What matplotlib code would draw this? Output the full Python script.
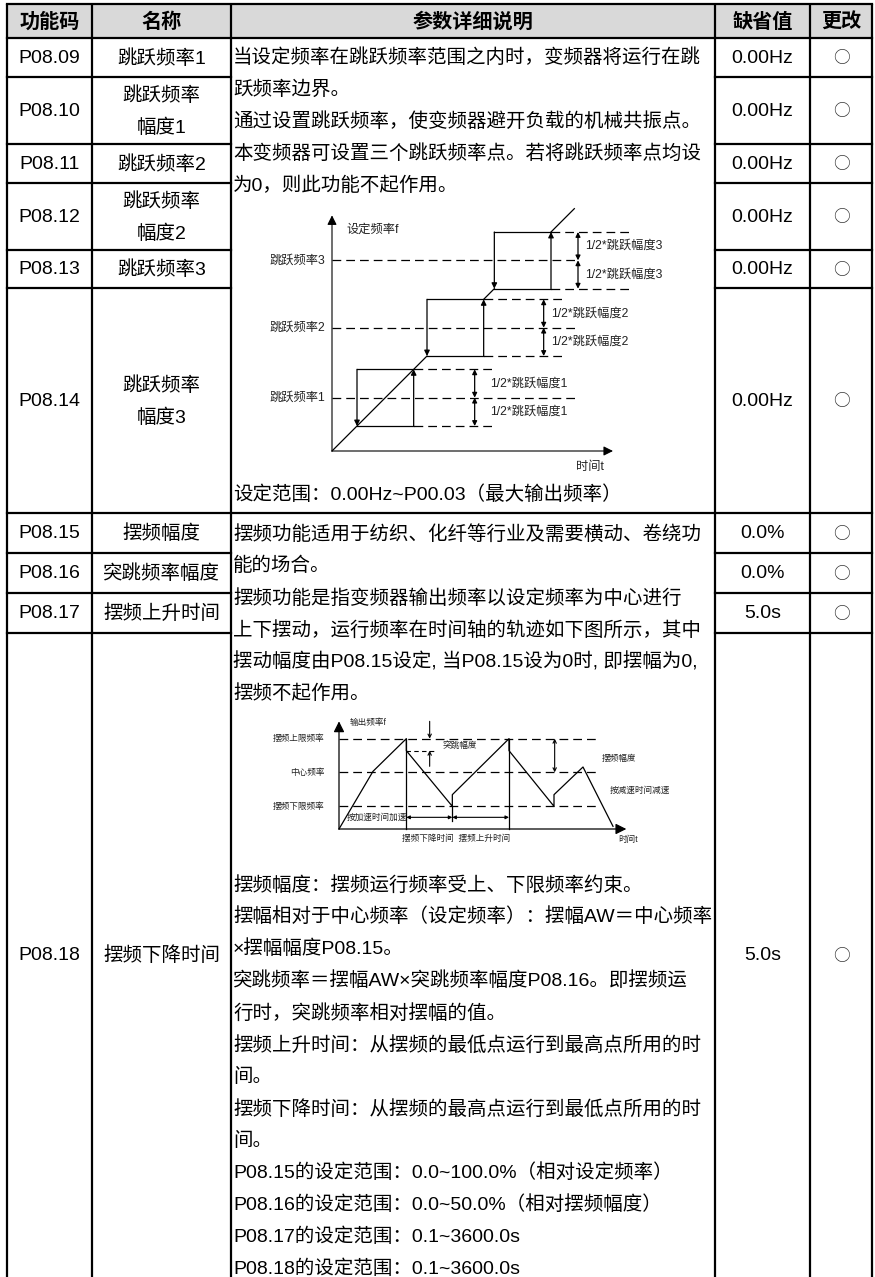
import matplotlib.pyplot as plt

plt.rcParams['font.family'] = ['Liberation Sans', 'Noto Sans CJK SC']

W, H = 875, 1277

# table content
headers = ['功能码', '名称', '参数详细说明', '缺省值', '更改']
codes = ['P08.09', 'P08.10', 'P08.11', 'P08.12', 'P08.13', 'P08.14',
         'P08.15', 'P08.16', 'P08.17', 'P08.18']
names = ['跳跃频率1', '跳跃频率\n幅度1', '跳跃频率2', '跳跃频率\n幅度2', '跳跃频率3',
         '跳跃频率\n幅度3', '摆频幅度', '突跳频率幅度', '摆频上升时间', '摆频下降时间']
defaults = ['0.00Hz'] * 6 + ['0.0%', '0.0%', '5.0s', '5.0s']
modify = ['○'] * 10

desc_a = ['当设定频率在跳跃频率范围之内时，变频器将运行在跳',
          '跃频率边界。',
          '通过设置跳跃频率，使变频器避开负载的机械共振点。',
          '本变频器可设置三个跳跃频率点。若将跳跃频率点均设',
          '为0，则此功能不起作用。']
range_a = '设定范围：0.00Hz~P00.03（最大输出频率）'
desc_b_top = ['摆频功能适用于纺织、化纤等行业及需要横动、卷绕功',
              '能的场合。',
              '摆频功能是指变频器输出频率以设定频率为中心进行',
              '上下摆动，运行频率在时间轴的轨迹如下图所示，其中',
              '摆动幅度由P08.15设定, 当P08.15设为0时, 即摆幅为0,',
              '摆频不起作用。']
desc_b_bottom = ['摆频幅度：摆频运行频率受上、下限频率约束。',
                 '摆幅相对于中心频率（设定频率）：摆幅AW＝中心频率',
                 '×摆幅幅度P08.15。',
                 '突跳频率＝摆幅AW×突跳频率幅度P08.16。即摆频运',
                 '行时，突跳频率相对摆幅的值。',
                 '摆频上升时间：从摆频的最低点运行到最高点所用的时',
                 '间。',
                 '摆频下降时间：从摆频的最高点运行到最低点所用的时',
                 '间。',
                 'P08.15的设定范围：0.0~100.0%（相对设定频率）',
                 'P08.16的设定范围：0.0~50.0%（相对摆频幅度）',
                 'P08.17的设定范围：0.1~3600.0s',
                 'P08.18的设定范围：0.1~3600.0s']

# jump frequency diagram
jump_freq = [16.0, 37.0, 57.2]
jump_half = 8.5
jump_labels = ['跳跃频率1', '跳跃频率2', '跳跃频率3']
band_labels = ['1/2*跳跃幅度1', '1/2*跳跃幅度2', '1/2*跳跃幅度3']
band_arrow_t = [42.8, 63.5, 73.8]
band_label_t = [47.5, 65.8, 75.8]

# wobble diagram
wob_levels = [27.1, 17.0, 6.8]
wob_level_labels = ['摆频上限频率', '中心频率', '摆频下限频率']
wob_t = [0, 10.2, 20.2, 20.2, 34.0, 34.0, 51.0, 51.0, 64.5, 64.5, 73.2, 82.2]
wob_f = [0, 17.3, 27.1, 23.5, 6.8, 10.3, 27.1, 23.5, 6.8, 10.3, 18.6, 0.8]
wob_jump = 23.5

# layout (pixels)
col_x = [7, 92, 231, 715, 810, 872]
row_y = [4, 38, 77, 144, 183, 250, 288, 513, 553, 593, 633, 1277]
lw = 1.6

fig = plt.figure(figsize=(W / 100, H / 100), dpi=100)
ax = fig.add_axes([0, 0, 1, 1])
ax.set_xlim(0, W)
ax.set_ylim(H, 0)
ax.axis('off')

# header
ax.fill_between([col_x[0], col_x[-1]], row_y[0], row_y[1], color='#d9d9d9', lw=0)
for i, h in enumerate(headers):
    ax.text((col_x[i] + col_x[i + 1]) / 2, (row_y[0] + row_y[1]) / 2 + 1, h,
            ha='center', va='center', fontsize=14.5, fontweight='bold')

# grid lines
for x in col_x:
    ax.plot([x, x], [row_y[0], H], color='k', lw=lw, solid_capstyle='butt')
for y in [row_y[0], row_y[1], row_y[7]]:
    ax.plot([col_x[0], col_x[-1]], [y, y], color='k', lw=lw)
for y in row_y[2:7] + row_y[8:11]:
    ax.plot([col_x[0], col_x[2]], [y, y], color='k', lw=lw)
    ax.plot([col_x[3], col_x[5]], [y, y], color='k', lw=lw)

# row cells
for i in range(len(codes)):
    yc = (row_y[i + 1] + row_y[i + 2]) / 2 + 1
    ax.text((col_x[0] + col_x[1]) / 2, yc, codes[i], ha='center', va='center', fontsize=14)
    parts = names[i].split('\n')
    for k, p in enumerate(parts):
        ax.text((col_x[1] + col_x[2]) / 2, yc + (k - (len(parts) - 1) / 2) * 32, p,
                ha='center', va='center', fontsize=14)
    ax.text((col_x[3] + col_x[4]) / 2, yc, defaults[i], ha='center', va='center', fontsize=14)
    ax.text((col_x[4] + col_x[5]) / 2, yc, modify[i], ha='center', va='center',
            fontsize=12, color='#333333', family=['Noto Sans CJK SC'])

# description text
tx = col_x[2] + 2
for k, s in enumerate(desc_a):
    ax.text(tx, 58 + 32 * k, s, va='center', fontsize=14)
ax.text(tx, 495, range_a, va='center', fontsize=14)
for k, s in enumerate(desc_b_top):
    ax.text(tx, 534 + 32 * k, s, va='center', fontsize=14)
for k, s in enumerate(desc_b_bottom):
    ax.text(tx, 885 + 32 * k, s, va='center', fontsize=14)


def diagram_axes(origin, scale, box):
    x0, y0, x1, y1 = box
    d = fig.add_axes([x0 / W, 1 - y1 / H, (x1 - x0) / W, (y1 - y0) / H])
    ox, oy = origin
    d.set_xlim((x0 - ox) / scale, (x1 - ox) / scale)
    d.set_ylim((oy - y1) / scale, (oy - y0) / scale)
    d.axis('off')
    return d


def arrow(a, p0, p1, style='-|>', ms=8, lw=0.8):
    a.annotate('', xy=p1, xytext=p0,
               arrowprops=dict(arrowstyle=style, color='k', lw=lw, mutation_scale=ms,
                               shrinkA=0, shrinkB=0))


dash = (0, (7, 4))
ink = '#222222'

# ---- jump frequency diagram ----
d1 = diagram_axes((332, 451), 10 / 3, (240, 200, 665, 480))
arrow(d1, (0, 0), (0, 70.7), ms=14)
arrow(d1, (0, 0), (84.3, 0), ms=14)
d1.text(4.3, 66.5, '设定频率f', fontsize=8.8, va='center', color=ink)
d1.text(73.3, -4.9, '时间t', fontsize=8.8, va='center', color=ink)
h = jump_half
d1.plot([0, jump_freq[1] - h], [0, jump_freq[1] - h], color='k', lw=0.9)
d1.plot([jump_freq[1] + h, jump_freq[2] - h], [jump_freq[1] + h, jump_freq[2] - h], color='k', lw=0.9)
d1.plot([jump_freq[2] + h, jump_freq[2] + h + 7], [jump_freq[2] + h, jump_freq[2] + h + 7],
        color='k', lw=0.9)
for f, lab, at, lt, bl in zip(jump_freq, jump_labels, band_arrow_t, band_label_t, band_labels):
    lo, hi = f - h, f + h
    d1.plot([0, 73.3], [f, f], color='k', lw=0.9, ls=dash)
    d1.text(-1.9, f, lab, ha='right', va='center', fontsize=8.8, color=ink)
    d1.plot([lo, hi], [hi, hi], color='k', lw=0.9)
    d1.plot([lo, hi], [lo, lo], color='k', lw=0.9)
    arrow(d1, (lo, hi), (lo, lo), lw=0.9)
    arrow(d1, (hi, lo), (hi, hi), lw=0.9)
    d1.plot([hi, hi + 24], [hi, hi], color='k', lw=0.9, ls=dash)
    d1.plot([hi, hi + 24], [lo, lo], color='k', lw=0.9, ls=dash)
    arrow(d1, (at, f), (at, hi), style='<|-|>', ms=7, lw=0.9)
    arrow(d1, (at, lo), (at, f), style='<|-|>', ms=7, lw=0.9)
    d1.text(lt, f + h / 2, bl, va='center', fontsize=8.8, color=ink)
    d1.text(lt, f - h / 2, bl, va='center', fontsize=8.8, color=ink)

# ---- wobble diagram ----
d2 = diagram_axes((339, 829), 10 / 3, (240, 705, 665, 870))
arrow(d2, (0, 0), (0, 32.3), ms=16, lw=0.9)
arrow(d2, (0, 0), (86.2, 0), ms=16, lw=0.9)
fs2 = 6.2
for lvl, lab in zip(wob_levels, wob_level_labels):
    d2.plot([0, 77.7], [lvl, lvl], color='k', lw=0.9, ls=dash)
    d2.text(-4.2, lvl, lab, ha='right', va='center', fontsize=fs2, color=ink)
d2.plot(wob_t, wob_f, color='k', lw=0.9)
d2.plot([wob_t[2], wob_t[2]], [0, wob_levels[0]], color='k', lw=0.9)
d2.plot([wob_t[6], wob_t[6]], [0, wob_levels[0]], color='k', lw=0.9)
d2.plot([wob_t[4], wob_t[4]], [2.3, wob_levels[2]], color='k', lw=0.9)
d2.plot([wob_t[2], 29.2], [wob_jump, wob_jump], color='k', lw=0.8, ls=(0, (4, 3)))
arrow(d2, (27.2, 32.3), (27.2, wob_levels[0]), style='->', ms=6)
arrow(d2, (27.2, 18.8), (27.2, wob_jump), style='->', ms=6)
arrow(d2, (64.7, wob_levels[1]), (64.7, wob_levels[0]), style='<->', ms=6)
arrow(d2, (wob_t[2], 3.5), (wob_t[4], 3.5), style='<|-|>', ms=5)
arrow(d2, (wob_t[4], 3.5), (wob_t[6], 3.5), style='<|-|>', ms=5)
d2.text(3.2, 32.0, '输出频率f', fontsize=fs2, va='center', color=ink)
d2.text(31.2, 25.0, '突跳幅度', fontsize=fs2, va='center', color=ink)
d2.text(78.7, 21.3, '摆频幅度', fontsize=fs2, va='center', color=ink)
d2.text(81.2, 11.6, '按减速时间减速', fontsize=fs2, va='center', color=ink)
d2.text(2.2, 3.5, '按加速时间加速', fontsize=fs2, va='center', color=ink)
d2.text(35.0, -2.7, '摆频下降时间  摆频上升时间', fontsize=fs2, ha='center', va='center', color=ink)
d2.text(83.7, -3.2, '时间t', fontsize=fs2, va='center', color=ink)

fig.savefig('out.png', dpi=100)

━━━━━━━━━━━━━━━━━━━━━━━━━━━━━━

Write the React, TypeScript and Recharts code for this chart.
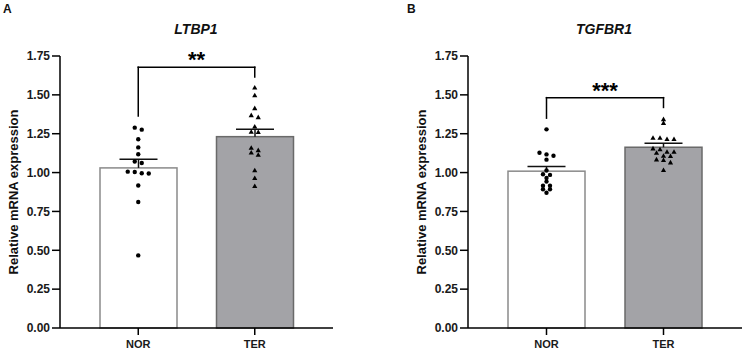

━━━━━━━━━━━━━━━━━━━━━━━━━━━━━━

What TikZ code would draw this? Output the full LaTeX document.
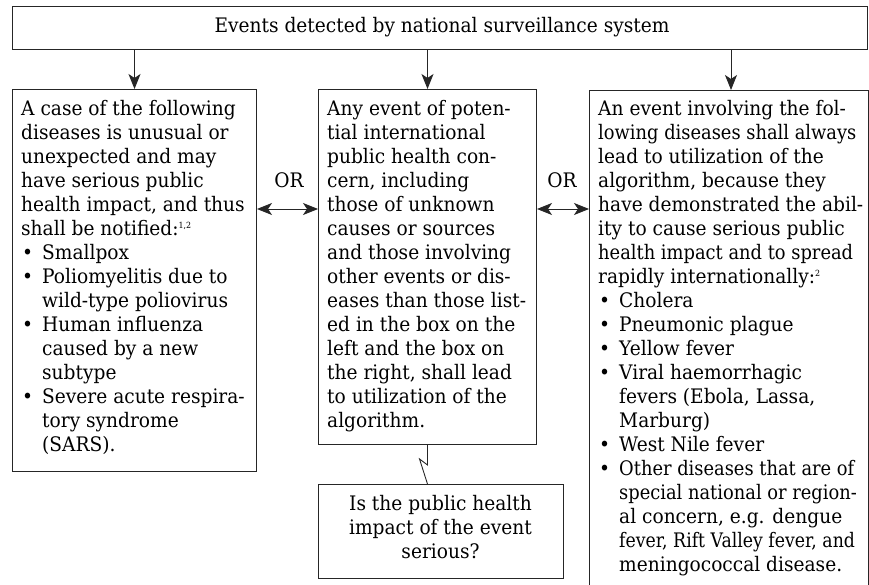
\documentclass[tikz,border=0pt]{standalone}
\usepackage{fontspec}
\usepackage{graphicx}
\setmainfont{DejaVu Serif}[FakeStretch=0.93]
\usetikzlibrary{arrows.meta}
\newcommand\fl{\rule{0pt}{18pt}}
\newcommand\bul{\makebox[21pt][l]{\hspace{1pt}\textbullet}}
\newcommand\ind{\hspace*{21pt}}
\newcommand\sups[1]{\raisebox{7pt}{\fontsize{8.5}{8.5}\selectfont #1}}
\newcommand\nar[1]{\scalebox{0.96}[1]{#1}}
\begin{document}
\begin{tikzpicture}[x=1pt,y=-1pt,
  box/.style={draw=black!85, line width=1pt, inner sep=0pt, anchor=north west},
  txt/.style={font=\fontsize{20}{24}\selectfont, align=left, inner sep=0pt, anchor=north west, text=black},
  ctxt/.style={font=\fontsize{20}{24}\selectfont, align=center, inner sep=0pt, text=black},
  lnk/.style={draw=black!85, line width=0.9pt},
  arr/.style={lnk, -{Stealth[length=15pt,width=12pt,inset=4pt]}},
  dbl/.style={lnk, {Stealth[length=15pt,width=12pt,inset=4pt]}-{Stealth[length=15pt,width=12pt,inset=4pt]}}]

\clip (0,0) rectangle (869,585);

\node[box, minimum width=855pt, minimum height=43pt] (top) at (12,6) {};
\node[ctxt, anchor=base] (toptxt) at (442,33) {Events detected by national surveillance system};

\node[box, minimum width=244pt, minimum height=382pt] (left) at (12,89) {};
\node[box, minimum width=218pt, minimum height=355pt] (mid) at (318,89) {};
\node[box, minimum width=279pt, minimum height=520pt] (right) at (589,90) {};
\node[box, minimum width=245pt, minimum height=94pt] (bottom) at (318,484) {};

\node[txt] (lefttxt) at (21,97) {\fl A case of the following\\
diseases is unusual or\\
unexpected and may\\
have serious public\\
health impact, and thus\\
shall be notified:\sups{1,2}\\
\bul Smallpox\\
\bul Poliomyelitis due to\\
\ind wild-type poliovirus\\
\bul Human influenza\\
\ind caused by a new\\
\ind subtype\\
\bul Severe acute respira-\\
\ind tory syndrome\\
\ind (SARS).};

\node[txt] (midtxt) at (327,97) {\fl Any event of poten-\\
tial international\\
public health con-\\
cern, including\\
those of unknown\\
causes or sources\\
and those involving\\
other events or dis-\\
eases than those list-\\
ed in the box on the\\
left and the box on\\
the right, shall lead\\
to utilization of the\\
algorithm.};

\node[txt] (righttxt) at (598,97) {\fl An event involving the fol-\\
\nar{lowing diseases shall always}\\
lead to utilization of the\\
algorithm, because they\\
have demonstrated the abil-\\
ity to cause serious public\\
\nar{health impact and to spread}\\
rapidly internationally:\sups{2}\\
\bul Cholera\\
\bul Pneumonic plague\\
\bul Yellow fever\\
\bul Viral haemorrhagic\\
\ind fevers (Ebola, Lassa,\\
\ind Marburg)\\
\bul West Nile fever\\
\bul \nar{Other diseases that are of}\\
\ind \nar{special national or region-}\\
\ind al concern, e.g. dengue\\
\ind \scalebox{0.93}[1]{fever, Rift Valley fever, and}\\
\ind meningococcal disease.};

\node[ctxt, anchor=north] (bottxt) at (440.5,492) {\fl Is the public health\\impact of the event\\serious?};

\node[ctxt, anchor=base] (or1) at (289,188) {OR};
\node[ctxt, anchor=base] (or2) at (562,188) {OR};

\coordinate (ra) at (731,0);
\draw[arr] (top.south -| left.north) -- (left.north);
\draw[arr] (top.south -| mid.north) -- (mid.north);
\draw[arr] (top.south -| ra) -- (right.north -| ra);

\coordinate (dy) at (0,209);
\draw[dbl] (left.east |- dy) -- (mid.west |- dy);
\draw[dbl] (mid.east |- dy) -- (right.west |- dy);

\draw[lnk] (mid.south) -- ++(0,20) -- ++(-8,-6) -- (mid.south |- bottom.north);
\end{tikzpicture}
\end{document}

━━━━━━━━━━━━━━━━━━━━━━━━━━━━━━

The task
Using the entries above, repeat exactly the lines from the one with "What matplotlib code" to the one with "modify = ['○'] * 10", both included, and leave the pictures behind.

Expected answer
What matplotlib code would draw this? Output the full Python script.
import matplotlib.pyplot as plt

plt.rcParams['font.family'] = ['Liberation Sans', 'Noto Sans CJK SC']

W, H = 875, 1277

# table content
headers = ['功能码', '名称', '参数详细说明', '缺省值', '更改']
codes = ['P08.09', 'P08.10', 'P08.11', 'P08.12', 'P08.13', 'P08.14',
         'P08.15', 'P08.16', 'P08.17', 'P08.18']
names = ['跳跃频率1', '跳跃频率\n幅度1', '跳跃频率2', '跳跃频率\n幅度2', '跳跃频率3',
         '跳跃频率\n幅度3', '摆频幅度', '突跳频率幅度', '摆频上升时间', '摆频下降时间']
defaults = ['0.00Hz'] * 6 + ['0.0%', '0.0%', '5.0s', '5.0s']
modify = ['○'] * 10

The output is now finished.